Il manque néanmoins une petite chose au Breton pour devenir l’indéniable coqueluche du public. Être dans les clous du général. Son potentiel sans limite laisse songeur. Aujourd’hui, pour la première fois cette année, il est demeuré sagement dans les roues. Résultat ? Il est le seul à être resté avec Chris Froome, Rigoberto Uran, Romain Bardet et Mikel Landa. Et ce malgré une chute dans les premiers kilomètres qui lui a fait très peur : « Des fois une chute suffit pour tout arrêter, et je me suis dit : ‘Non j’espère que ça ne va pas se finir aujourd’hui.’ C’est comme ça, c’est dommage, mais je suis en vie. J’arrive à finir avec les meilleurs, donc c’est que ça va. »
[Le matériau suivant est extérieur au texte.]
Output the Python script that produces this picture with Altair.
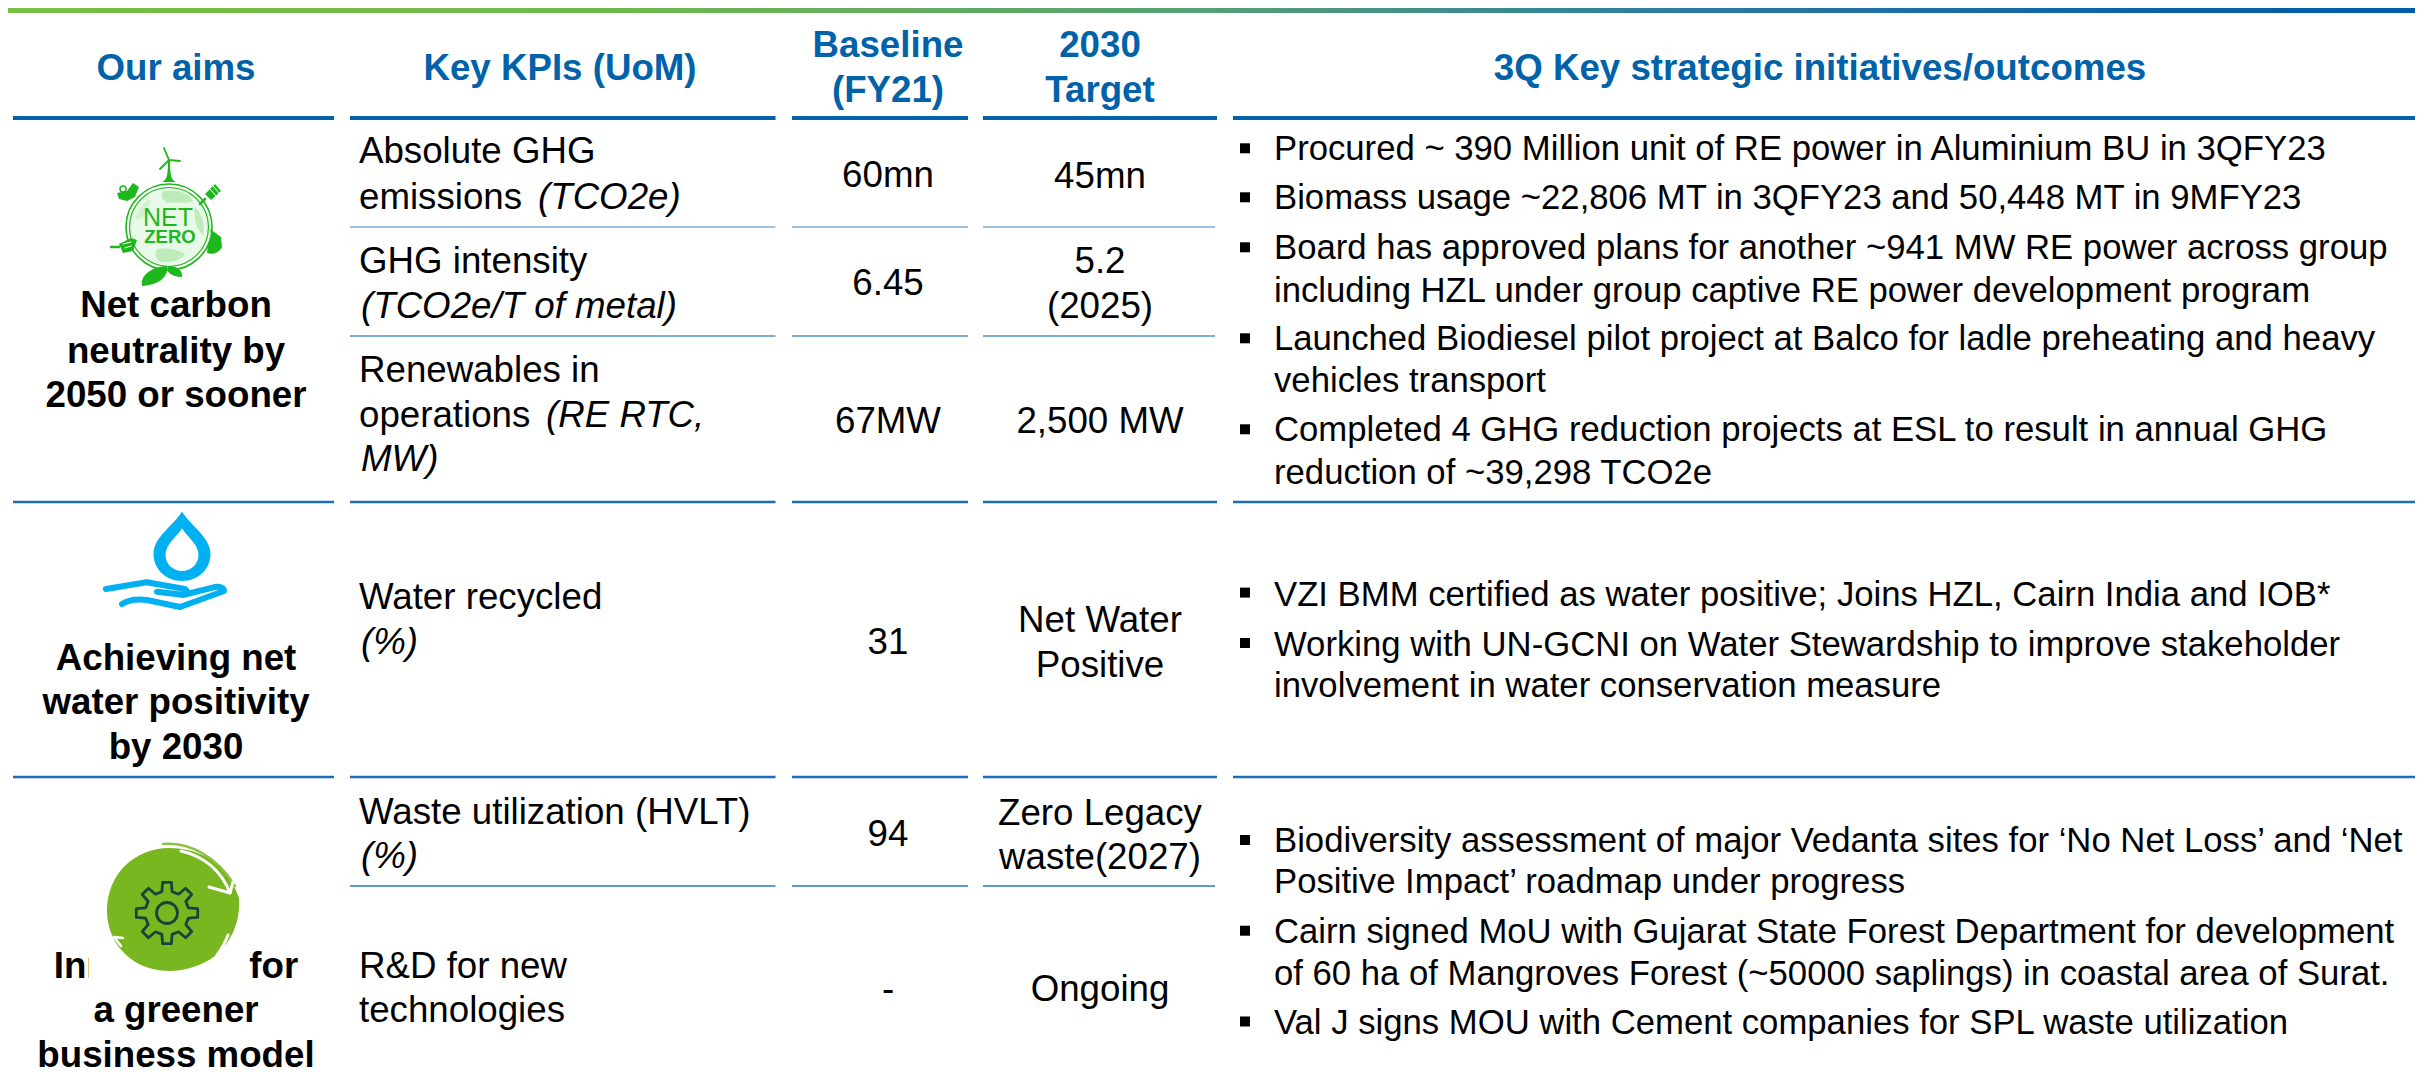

Lors de sa victoire à Foix déjà, il avait fait mieux que résister aux favoris, ramenant aisément un Quintana incapable de relayer sur Landa et Contador. Alors il est légitime de penser que si Warren Barguil se concentrait sur le général, avec une bonne préparation, sans blessure, animé par l’envie, il pourrait jouer dans la cour des plus grands. Grand espoir, entouré d’attentes incroyables, le coureur de Sunweb, n’avait jamais vraiment pris de plaisir sur le Tour à cause de cette pression du général. Maintenant qu’il a assez apprécie la joie de la liberté sur la Grande Boucle, il peut penser revenir à ses ambitions originelles. Il a d’ailleurs avoué courir aujourd’hui pour rentrer dans les dix. L’appétit vient en mangeant.